The sun finally rose and it was time for our shower. As we soaped up, water splashed to the ground, puddled, then rolled across the floor. By the time we retreated to the car, weary-eyed and damp-soled, our towels were a heap of water-logged white atop the still-struggling drain.

Did the maid sop up the floors each day with a wet mop, we wondered? We didn't wait to find out.

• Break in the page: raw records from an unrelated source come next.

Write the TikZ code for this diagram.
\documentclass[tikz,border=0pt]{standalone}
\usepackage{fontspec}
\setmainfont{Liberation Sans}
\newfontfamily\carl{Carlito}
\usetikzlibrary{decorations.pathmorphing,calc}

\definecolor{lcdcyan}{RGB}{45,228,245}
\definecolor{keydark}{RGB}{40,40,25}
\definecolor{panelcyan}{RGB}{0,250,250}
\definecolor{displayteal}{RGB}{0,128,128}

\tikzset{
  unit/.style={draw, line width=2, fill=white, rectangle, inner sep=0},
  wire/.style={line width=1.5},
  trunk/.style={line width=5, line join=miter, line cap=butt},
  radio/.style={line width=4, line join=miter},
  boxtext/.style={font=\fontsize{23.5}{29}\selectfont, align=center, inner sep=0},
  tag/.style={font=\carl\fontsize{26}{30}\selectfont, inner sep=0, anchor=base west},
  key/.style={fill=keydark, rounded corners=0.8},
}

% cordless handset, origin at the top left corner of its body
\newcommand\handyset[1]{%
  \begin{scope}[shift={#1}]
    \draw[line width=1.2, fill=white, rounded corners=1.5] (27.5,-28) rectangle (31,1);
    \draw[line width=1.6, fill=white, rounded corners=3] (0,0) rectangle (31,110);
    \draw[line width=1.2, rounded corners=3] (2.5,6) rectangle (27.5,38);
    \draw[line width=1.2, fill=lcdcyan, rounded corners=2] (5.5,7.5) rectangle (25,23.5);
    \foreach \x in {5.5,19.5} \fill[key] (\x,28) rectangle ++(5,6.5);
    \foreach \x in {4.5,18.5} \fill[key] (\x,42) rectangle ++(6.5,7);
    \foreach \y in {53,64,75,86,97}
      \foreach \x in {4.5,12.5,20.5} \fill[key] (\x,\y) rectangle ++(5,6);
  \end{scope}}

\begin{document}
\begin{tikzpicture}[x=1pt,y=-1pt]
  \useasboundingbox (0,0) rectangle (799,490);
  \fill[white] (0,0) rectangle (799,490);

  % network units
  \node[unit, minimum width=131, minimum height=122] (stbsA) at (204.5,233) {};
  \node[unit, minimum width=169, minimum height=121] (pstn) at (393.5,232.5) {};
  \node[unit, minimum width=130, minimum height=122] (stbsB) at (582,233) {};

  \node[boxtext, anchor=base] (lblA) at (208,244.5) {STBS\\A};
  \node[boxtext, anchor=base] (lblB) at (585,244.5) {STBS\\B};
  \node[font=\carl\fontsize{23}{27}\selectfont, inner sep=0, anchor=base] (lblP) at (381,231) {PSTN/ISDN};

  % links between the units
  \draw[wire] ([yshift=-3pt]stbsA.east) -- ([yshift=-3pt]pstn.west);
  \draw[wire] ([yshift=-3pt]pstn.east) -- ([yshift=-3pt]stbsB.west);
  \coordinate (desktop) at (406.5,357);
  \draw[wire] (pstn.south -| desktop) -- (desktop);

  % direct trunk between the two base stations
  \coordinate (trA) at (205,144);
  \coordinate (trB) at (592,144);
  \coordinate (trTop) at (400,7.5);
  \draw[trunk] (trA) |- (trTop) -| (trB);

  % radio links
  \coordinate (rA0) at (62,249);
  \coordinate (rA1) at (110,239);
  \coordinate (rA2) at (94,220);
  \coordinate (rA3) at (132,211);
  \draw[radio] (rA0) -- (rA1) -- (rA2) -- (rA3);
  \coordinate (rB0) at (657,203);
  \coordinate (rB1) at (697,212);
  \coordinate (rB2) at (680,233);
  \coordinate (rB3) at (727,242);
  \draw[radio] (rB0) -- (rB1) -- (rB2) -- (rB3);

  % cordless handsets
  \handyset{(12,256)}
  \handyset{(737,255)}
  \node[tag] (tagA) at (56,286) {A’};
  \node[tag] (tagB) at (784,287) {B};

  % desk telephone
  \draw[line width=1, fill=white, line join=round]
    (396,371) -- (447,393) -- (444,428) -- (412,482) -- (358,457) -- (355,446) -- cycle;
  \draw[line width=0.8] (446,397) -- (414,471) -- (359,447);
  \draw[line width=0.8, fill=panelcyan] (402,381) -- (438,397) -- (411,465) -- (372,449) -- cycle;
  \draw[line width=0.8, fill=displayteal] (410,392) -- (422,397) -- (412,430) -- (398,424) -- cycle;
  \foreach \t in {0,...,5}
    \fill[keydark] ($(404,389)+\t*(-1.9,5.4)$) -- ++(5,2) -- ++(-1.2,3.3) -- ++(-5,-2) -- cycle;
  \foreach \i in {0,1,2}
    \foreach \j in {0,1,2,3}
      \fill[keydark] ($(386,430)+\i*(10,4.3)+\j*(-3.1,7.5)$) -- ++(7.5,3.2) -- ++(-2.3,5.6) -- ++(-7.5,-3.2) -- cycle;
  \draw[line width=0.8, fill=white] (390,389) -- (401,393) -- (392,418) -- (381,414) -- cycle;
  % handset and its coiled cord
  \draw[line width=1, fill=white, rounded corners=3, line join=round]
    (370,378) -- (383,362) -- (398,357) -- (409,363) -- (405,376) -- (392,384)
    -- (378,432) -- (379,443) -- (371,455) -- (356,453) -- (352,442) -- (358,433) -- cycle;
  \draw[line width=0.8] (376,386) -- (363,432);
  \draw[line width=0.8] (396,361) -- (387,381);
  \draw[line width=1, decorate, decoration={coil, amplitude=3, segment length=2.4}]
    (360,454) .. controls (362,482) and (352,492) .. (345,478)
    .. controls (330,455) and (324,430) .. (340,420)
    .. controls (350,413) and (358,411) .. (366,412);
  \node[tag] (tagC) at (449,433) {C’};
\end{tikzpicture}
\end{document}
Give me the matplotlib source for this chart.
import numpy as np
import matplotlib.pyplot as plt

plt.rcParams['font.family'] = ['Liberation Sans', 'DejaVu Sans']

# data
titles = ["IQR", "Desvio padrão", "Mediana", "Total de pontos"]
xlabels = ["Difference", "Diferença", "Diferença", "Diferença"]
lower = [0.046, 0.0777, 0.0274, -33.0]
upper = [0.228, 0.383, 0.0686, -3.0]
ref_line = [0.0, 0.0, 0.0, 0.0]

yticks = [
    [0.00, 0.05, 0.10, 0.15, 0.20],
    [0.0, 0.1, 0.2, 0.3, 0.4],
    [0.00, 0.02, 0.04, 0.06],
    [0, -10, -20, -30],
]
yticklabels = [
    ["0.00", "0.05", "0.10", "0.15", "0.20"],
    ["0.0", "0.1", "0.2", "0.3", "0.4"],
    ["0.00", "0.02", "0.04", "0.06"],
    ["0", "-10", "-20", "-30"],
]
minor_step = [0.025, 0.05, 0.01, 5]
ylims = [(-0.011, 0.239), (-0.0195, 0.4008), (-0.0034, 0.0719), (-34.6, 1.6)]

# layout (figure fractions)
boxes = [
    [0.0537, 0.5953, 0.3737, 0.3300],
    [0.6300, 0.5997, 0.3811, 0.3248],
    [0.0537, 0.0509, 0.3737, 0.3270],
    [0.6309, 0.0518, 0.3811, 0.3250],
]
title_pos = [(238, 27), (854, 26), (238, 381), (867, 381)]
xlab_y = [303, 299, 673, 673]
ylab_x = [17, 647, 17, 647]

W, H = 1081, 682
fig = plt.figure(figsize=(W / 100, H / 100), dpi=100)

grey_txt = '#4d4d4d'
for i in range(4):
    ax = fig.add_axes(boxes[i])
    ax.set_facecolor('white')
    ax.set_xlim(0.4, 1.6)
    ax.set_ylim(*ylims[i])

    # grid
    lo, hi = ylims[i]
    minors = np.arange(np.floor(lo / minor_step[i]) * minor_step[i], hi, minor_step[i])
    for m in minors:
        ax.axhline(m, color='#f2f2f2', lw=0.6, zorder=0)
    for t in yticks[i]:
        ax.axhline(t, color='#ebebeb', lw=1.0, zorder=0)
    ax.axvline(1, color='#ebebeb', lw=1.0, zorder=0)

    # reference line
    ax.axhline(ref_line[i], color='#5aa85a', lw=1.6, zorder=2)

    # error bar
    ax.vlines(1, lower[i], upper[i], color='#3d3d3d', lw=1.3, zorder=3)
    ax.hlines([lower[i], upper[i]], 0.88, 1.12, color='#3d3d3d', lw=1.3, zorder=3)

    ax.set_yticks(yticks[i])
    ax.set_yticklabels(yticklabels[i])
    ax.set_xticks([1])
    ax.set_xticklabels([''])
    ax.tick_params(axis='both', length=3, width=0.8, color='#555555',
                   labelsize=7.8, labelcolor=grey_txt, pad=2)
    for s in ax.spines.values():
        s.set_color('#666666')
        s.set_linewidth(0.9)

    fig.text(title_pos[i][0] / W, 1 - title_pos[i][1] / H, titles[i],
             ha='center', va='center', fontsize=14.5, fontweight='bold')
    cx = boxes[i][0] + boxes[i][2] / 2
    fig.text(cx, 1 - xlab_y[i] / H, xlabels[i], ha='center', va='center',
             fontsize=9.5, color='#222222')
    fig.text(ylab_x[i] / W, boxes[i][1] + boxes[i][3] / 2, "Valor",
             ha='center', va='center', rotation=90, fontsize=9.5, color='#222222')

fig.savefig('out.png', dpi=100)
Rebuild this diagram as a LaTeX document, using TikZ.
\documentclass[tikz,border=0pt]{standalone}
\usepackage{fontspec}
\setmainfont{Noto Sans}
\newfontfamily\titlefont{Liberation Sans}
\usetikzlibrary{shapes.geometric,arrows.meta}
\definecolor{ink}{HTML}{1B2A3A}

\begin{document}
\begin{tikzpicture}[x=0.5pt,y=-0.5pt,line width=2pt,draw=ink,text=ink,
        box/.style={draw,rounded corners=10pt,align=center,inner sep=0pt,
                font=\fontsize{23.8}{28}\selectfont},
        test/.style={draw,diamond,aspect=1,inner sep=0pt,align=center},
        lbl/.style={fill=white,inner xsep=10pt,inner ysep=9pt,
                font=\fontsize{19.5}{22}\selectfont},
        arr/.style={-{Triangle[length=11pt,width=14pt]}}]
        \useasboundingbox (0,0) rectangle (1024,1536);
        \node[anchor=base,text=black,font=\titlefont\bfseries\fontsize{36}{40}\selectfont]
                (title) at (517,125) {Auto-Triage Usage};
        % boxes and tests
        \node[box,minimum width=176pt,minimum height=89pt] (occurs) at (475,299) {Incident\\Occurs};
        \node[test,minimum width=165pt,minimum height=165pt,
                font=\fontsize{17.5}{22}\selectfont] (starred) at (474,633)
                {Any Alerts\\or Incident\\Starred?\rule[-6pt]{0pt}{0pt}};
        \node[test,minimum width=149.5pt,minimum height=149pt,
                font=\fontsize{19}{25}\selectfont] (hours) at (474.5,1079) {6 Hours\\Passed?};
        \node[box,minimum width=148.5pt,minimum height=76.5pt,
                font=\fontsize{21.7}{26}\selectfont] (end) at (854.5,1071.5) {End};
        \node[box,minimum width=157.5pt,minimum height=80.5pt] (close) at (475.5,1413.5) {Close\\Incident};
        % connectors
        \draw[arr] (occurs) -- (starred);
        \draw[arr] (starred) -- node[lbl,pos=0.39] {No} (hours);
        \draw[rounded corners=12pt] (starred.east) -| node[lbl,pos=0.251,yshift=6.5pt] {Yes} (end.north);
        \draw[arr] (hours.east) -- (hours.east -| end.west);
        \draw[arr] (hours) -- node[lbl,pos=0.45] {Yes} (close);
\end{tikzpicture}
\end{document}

This winter Kathy and I are back in Aix-en-Provence, enjoying and chronicling a sabbatical in this gracious, sun-filled, student-centered city that today has grown to 140,000 residents. We're renting an absolutely lovely apartment on the second story of a house, complete with 12-foot ceilings, two patios, Persian throw rugs, Provencal table cloths, and furniture and knick-knacks that date back to the era of our landlady's grandparents. But though the house was built in 1936, its bathroom is spanking new, with gray tiles, red-and-white cabinets, a metal towel rack, and a sparkling glass shower with ample hot water. The only thing missing is a shower door; one side is completely open. And so when we shower quickly, huddling in the far corner away from the opening, we are careful to pat down the damp bathroom floor after we leave.

I am happy to say we have, in our first three weeks, avoided any serious crises. No floods. No piles of soggy towels. After one longish shower the other day, I did, however, have to address one troublesome puddle drifting toward the bathroom door.

Still, I think it's safe to say definitively that the engineers of French plumping are advancing. All that remains to be discovered is the shower door.